Her neyse. Ben şimdilik kendimi Trakya Otogarı'na atmak istiyorum. Çünkü hâlihazırda bir yolcunun yaya olarak Anadolu Otogarı'ndan çıkarak, surlardan içeri giren otoyol boyunca yürüyüp, sağ selamet şehre girmesi pek o kadar kolay değil.

Aslında zaten iki yanına hisar süsü verilip burçlarına bayrak çekilen bu geniş aralıktan geçmek niyetinde değilim.

Madem İstanbul'a gireceğim, gerçek bir İstanbul sur kapısından geçmeliyim. Bu artık arabalara kapatılmış olan az ilerideki kemerli kapıdır.

Hasko'nun alt-üst geçit inşaatının engebelerinden, çitlerinden atlayabilenler; bir polise veya bıçkın minibüse takılmayanlar, 200 metre engelli koşuya çıkmış gibi pürdikkat, adaleleri ve zihinleri gergin caddeyi aşmaya çabalıyorlar.

Karşı geçede "Hemşerim Birahanesi" ile "Prens Oteli" bütün haşmeti ile dikiliyor. Önüm sıra yürüyenler bir ara hızlanıyor. Atak olmak gerek. Araçlar birbiri peşi sıra yığılıp duruyor. Hangi gözü pek yol akıncısı ilk adımı attı ise Allah razı olsun, onun açtığı yoldan ileri atılıyoruz. Rumeli fatihlerinden bu "ak tolgalı beylerbeyi" bizi karşıya geçiriyor.

Ancak son derece dar bir hareket alanı içinde sıkışıyoruz. İşporta arabaları, "Ne alırsan 200"lükler, sebze ve meyveciler, limonatacılar, kokoreççiler, hep bir arada, bir toz bulutunun içinde yolcu bavulları, yankesiciler, ağlayan çocuklar, bağıran kasetler üzerimize çullanıyor.

"Hemşerim Birahanesi"nin caddeye yakın köşesinde, ayaküstü demlenen bir "hemşeri", kapakları yarı kapalı gözleri ile bize kanlı kanlı bakıyor.
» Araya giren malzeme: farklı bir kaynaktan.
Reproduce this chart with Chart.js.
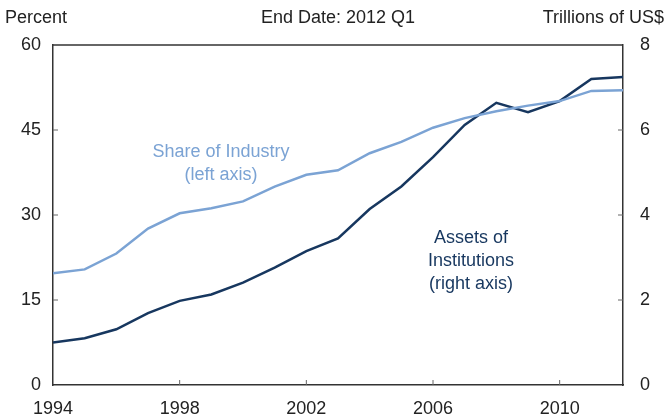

Anlaşılan bu yolu söktüremeyeceğiz.

İyisi mi ara sokaklardan birine sapıp, arkalardan dolaşarak mezarlığın altına çıkayım, orası daha serbesttir, diye düşünüyorum. Trakya Otogarı'nın arka tarafları "Bitpazarı".

"Bitpazarı"nın labirentlerinde dolaşıyorum. Aman Allah'ım. Bu ne biçim "Bitpazarı"! Oto hurdacısından, eski lastikçiye kadar bir sürü ne idiği belirsiz iş yapan baraka dükkân. Bitpazarları'nda bilindiği üzere eski ve kullanılmayan lakin yine de belli bir değeri olabilen eşyalar bulunur. Hatta bunlar arasında zaman zaman erbabının görüp alacağı, değerini vereceği bazı kıymetli parçalara, antikalara da rastlanır.

Tanpınar Huzur'da Kapalıçarşı'nın Beyazıt'a açılan sokakları civarındaki herhâlde Evliya Çelebi'nin kaydettiği zamanlardan beri kurulup duran bir pazardan bahseder. Burada da eski eşyalar satılmaktadır. Lakin onun tasvir ettiği eşyalar arasında Rus işi bir semaver, yakın zamanlara kadar moda olan bir sedef kadın yelpazesi, sarı pirinçten bir kahve değirmeni, geyik boynuzundan bir baston sapı, kalın, sarı, ahşap çerçeveli fotoğraf ve tablolar, birtakım cam eşya, bir dükkânda kurulu gramofonda çalan Dârülelhan Plağı, küçük dükkânların hemen her tarafına asılmış elbiseler, hatta kırık bir mankene giydirilmiş solgun bir gelinlik bile vardır.